Walz FH, Meine J. Z. Unfallchir. Versicherungsmed. 1994; 87(2): 71-85.

Vernacular Title

Aspects biomecaniques des traumatismes cervicaux.

Copyright

(Copyright © 1994, Verlag Hans Huber)

DOI

unavailable

PMID

7946696

Abstract

The biomechanical expert opinion on the injury mechanism is necessary in few cases only. However, the judgement of these cases is extremely compromised if mechanically wrong terms are introduced in the clinical report. Since the injury mechanism in the neck is very complex the clinical physician should concentrate on the clinical findings familiar to him; usually the clinician lacks technical case documentation and specific training in injury biomechanics. The relevant mechanisms of neck injuries are an indirect trauma induced by a) a head contact leading to compression, hyperflexion, hyperextension and/or hypertranslation and b) a non-head-contact mechanism (hyperflexion or hyperextension, hypertranslation, acceleration). A non-contact mechanism occurs e.g. during a rear end impact without head restraint (hyperextension) or a frontal collision of a belted occupant (hyperflexion) without head impact. The term "whiplash" is misleading and incorrect: It presumes a virtually non existing two phase movement back and forth (or vice versa) like during the development of the crack of the whip.
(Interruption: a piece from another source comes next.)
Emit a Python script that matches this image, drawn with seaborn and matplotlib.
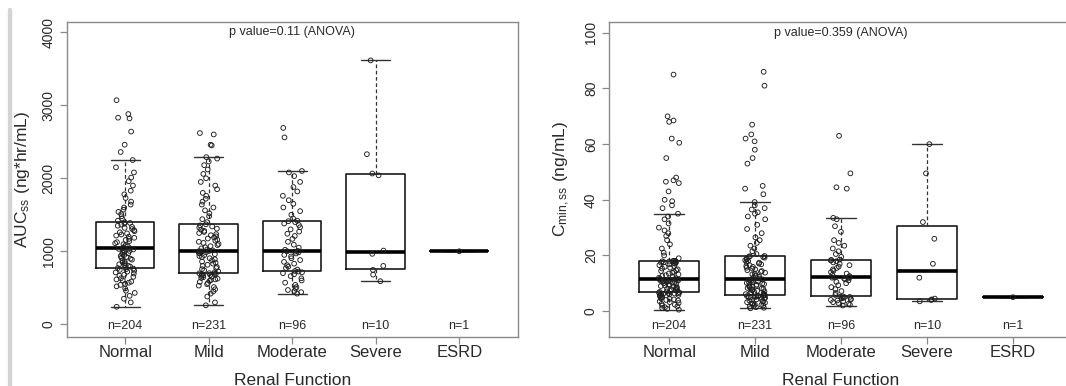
import numpy as np
import pandas as pd
import matplotlib
matplotlib.use("Agg")
import matplotlib.pyplot as plt
from matplotlib.lines import Line2D
import seaborn as sns

# ---------------- data ----------------
groups = ["Normal", "Mild", "Moderate", "Severe", "ESRD"]
n_labels = [204, 231, 96, 10, 1]
p_text_auc = "p value=0.11 (ANOVA)"
p_text_cmin = "p value=0.359 (ANOVA)"

auc_normal = [240, 300, 350, 390, 430, 460, 490, 520, 540, 555, 570, 585, 600, 615, 630, 650, 665, 680, 695, 710,
              720, 735, 745, 755, 762, 770,
              780, 790, 800, 810, 822, 835, 848, 860, 872, 885, 898, 910, 922, 935, 948, 960, 972, 985, 995, 1005,
              1015, 1025, 1033, 1040, 1045,
              1055, 1068, 1082, 1096, 1110, 1125, 1140, 1155, 1170, 1185, 1200, 1215, 1230, 1245, 1260, 1275, 1290,
              1305, 1320, 1335, 1350, 1365, 1378, 1388, 1395,
              1420, 1450, 1480, 1510, 1540, 1570, 1600, 1640, 1680, 1730, 1780, 1830, 1900, 1960, 2010, 2080, 2150,
              2250, 2360, 2460, 2640, 2820, 2830, 2880, 3070]
auc_mild = [260, 300, 380, 420, 450, 480, 510, 530, 550, 565, 580, 595, 605, 615, 625, 635, 645, 655, 662, 670,
            676, 682, 688, 693, 697, 700,
            712, 725, 740, 755, 770, 785, 800, 815, 830, 845, 860, 875, 890, 905, 920, 935, 948, 960, 970, 978,
            985, 992, 998, 1002, 1005,
            1012, 1025, 1040, 1055, 1070, 1085, 1100, 1115, 1130, 1145, 1160, 1175, 1190, 1205, 1220, 1235, 1250,
            1265, 1280, 1295, 1310, 1325, 1340, 1355, 1370,
            1400, 1440, 1480, 1520, 1560, 1600, 1640, 1680, 1720, 1760, 1800, 1850, 1900, 1950, 2000, 2060, 2120,
            2180, 2230, 2270, 2290, 2450, 2460, 2600, 2620]
auc_moderate = [420, 440, 455, 470, 490, 510, 540, 570, 600, 630, 660, 685, 700, 712, 722, 730,
                750, 770, 790, 810, 830, 855, 880, 905, 930, 950, 970, 985, 995, 1000, 1005,
                1020, 1050, 1090, 1130, 1170, 1210, 1240, 1270, 1300, 1330, 1360, 1380, 1400, 1412, 1420,
                1450, 1500, 1550, 1600, 1650, 1700, 1760, 1820, 1880, 1950, 2030, 2080, 2100, 2560, 2690]
auc_severe = [590, 680, 745, 800, 965, 1010, 2040, 2065, 2330, 3615]
auc_esrd = [1000]

cmin_normal = [0.5, 0.8, 1.1, 1.4, 1.7, 2.0, 2.3, 2.6, 2.9, 3.2, 3.5, 3.8, 4.0, 4.2, 4.4, 4.6, 4.8, 5.0, 5.2, 5.4,
               5.6, 5.8, 5.9, 6.0, 6.1, 6.2, 6.3, 6.4, 6.5, 6.6, 6.7,
               6.9, 7.1, 7.3, 7.5, 7.6, 7.8, 8.0, 8.2, 8.4, 8.6, 8.8, 9.0, 9.2, 9.4, 9.6, 9.8, 10.0, 10.2, 10.4,
               10.5, 10.6, 10.7, 10.8, 10.9, 11.0, 11.1, 11.2, 11.3, 11.35, 11.4,
               11.6, 11.8, 12.0, 12.3, 12.6, 12.9, 13.2, 13.5, 13.8, 14.1, 14.4, 14.7, 15.0, 15.3, 15.6, 15.9,
               16.2, 16.5, 16.8, 17.0, 17.2, 17.4, 17.5, 17.6, 17.7, 17.8, 17.9, 18.0, 18.05, 18.1,
               19.0, 20.0, 21.0, 22.5, 24.0, 25.5, 27.0, 28.0, 29.0, 30.0, 31.5, 33.0, 34.0, 35.0, 37.0, 38.0,
               39.5, 40.0, 43.0, 46.0, 46.5, 47.0, 48.0, 55.0, 60.5, 62.0, 68.0, 68.5, 70.0, 85.0]
cmin_mild = [1.0, 1.2, 1.4, 1.6, 1.8, 2.0, 2.2, 2.4, 2.6, 2.8, 3.0, 3.2, 3.4, 3.6, 3.8, 4.0, 4.2, 4.4, 4.6, 4.8,
             4.9, 5.0, 5.1, 5.2, 5.3, 5.4, 5.5, 5.55, 5.6, 5.65, 5.7,
             5.9, 6.1, 6.3, 6.5, 6.7, 6.9, 7.1, 7.3, 7.5, 7.7, 7.9, 8.1, 8.3, 8.5, 8.7, 8.9, 9.1, 9.3, 9.5, 9.7,
             9.9, 10.1, 10.3, 10.5, 10.7, 10.9, 11.1, 11.2, 11.3, 11.4,
             11.7, 12.0, 12.3, 12.6, 12.9, 13.2, 13.5, 13.8, 14.1, 14.4, 14.7, 15.0, 15.3, 15.6, 15.9, 16.2,
             16.5, 16.8, 17.1, 17.4, 17.7, 18.0, 18.3, 18.6, 18.9, 19.2, 19.4, 19.6, 19.7, 19.8,
             20.5, 21.5, 22.5, 23.5, 24.5, 25.5, 26.5, 28.0, 29.5, 31.0, 33.0, 34.0, 35.0, 35.5, 36.5, 37.0,
             38.0, 39.2, 42.0, 44.0, 45.0, 53.0, 55.0, 58.0, 61.0, 62.0, 63.5, 67.0, 81.0, 86.0]
cmin_moderate = [2.0, 2.3, 2.6, 2.9, 3.2, 3.5, 3.8, 4.0, 4.2, 4.4, 4.6, 4.8, 5.0, 5.1, 5.2, 5.3,
                 5.8, 6.5, 7.2, 7.9, 8.6, 9.3, 10.0, 10.5, 11.0, 11.4, 11.7, 11.9, 12.0, 12.1, 12.2,
                 12.6, 13.0, 13.5, 14.0, 14.5, 15.0, 15.5, 16.0, 16.5, 17.0, 17.5, 17.9, 18.2, 18.4, 18.5,
                 19.5, 20.5, 21.5, 22.5, 23.5, 24.5, 25.5, 28.5, 30.5, 33.0, 33.5, 44.0, 44.5, 49.5, 63.0]
cmin_severe = [3.5, 4.0, 4.2, 4.5, 12.0, 17.0, 26.0, 32.0, 49.5, 60.0]
cmin_esrd = [5.0]


def long_frame(series):
    rows = []
    for g, vals in zip(groups, series):
        for v in vals:
            rows.append((g, v))
    return pd.DataFrame(rows, columns=["group", "value"])


df_auc = long_frame([auc_normal, auc_mild, auc_moderate, auc_severe, auc_esrd])
df_cmin = long_frame([cmin_normal, cmin_mild, cmin_moderate, cmin_severe, cmin_esrd])

# ---------------- style ----------------
sns.set_style("ticks")
plt.rcParams["font.family"] = ["Liberation Sans", "DejaVu Sans"]
plt.rcParams["mathtext.fontset"] = "custom"
plt.rcParams["mathtext.rm"] = "Liberation Sans"
plt.rcParams["mathtext.it"] = "Liberation Sans"

TXT = "#2a2a2a"
AX = "#8a8a8a"

W, H = 1066, 386
fig = plt.figure(figsize=(W / 100, H / 100), dpi=100)
fig.patch.set_facecolor("white")

ax_bottom = (H - 336.7) / H
ax_height = 315 / H
ax1 = fig.add_axes([66.7 / W, ax_bottom, 451 / W, ax_height])
ax2 = fig.add_axes([609 / W, ax_bottom, 464 / W, ax_height])

np.random.seed(7)


def panel(ax, df, ylim, yticks, ylabel, ptext, ptext_y, label_x):
    sns.boxplot(data=df, x="group", y="value", order=groups, ax=ax, width=0.7, fill=False,
                showfliers=False, color="black", linecolor="black", linewidth=1.2,
                boxprops=dict(color="#1a1a1a", linewidth=1.2),
                whiskerprops=dict(linestyle=(0, (3, 2)), linewidth=0.9, color="#333333"),
                capprops=dict(linewidth=1.0, color="#333333"),
                medianprops=dict(linewidth=2.6, color="black"), zorder=2)
    n_before = len(ax.collections)
    sns.stripplot(data=df, x="group", y="value", order=groups, ax=ax, jitter=0.12, size=3.4,
                  color="white", edgecolor="#1e1e1e", linewidth=0.65, zorder=3)
    for c in ax.collections[n_before:]:
        c.set_facecolor("none")
    ax.set_xlim(-0.7, 4.7)
    ax.set_ylim(*ylim)
    ax.set_yticks(yticks)
    ax.set_yticklabels([str(t) for t in yticks], rotation=90, va="center", fontsize=10, color=TXT)
    ax.set_xticks(range(len(groups)))
    ax.set_xticklabels(groups, fontsize=12, color=TXT)
    ax.tick_params(axis="both", direction="out", length=5, width=0.9, color=AX)
    ax.tick_params(axis="x", pad=1)
    ax.tick_params(axis="y", pad=3)
    ax.set_xlabel("Renal Function", fontsize=12.5, color=TXT, labelpad=9)
    ax.set_ylabel(ylabel, fontsize=12.5, color=TXT)
    ax.yaxis.set_label_coords(label_x, 0.5)
    for s in ax.spines.values():
        s.set_visible(True)
        s.set_color(AX)
        s.set_linewidth(1.0)
    tr = ax.get_xaxis_transform()
    for i, n in enumerate(n_labels):
        ax.text(i, 0.034, f"n={n}", transform=tr, ha="center", va="center", fontsize=9, color=TXT)
    ax.text(2, ptext_y, ptext, ha="center", va="center", fontsize=9, color=TXT)


panel(ax1, df_auc, (-170, 4145), [0, 1000, 2000, 3000, 4000],
      r"AUC$_{\mathrm{ss}}$ (ng*hr/mL)", p_text_auc, 4000, (32.5 - 66.7) / 451)
panel(ax2, df_cmin, (-9.2, 104.0), [0, 20, 40, 60, 80, 100],
      r"C$_{\mathrm{min,ss}}$ (ng/mL)", p_text_cmin, 100, (572.5 - 609) / 464)

fig.add_artist(Line2D([9.5 / W, 9.5 / W], [0, 1 - 10 / H], transform=fig.transFigure,
                      color="#d4d4d4", linewidth=3.2))

fig.savefig("out.png", dpi=100)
Secondly, it mixes the physical criterion mechanism with the anatomical or morphological criterion injury e.g. distortion, sprain etc. A (head)-contact mechanism is due to a corresponding momentum exerted from the head on the neck. Again, the anatomical or morphological terms are equal, but the mechanism is different. During a contact mechanism as well as during a non-contact mechanism not only a hyperflexion or a hyperextension can occur; in the first phase of the impact also a shearing force between the upper vertebral bodies (CO-C2) may load the intervertebral structures by hypertranslation.